L’esistenza di lavoratori poveri impone di ripensare sia le politiche del lavoro sia quelle di sostegno al reddito

Questi dati dovrebbero rendere cauti sia nel pensare che solo i disoccupati si trovano in povertà (e che tutti i disoccupati sono poveri, quindi eventualmente meritevoli di sostegno economico), sia che l’unica via di uscita dalla povertà sia una occupazione. L’esistenza di lavoratori poveri e di famiglie di lavoratori povere pone diverse questioni difficili. Una prima questione riguarda la qualità e remunerazione del lavoro, del potere dei lavoratori di contrattare le proprie condizioni di lavoro e di ottenere le qualificazioni necessarie a rimanere con relativa sicurezza in un mercato del lavoro in trasformazione. Una seconda questione riguarda le difficoltà che molte donne ancora incontrano, specie se hanno forti carichi di lavoro famigliare, a entrare e rimanere nel mercato del lavoro. Una terza questione riguarda il sistema di trasferimenti intesi ad alleggerire il costo dei figli, che in Italia è poco generoso, molto frammentato e spesso sfavorevole ai più poveri. Infine, l’esistenza di lavoratori poveri su base famigliare suggerisce l’opportunità di pensare alle politiche dell’occupazione e alle politiche di sostegno al reddito in modo integrato, non contrapposto.

Note

¹ Ne ho parlato più distesamente nel mio Il lavoro non basta. La povertà in Europa negli anni della crisi, Feltrinelli, Milano, 2013.

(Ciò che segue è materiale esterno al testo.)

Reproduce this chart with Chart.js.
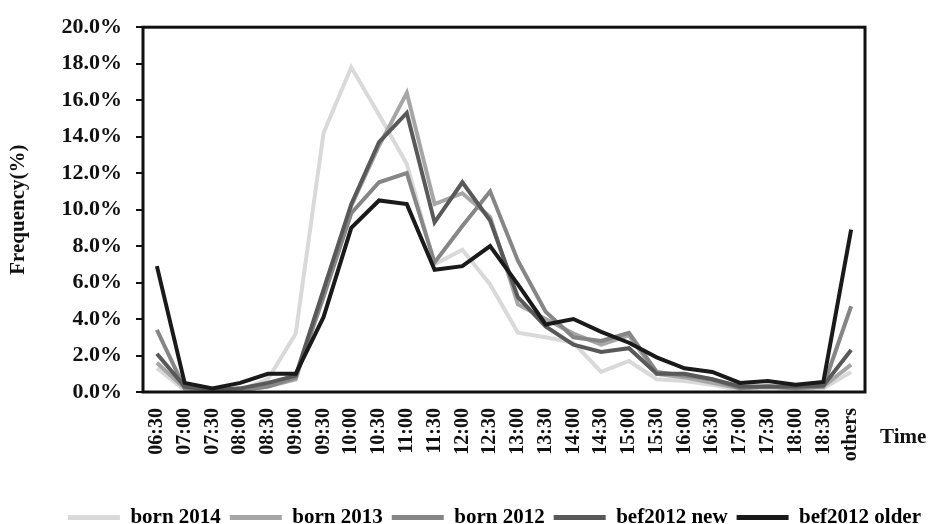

² Cfr. http://ec.europa.eu/eurostat

³Banca d’Italia, Indagine sui bilanci delle famiglie italiane, Roma, 12 Marzo 2018,

[4] Sull’impatto della crisi specificamente sulla povertà minorile in Italia si veda L. Natali e C. Saraceno, “The impact of the great depression on child poverty. The case of Italy”, in B. Cantillon, Y. Chzhen, S. Handa (eds), Children of Austerity, Unicef/Oxford University Press, Oxford, pp. 170-190.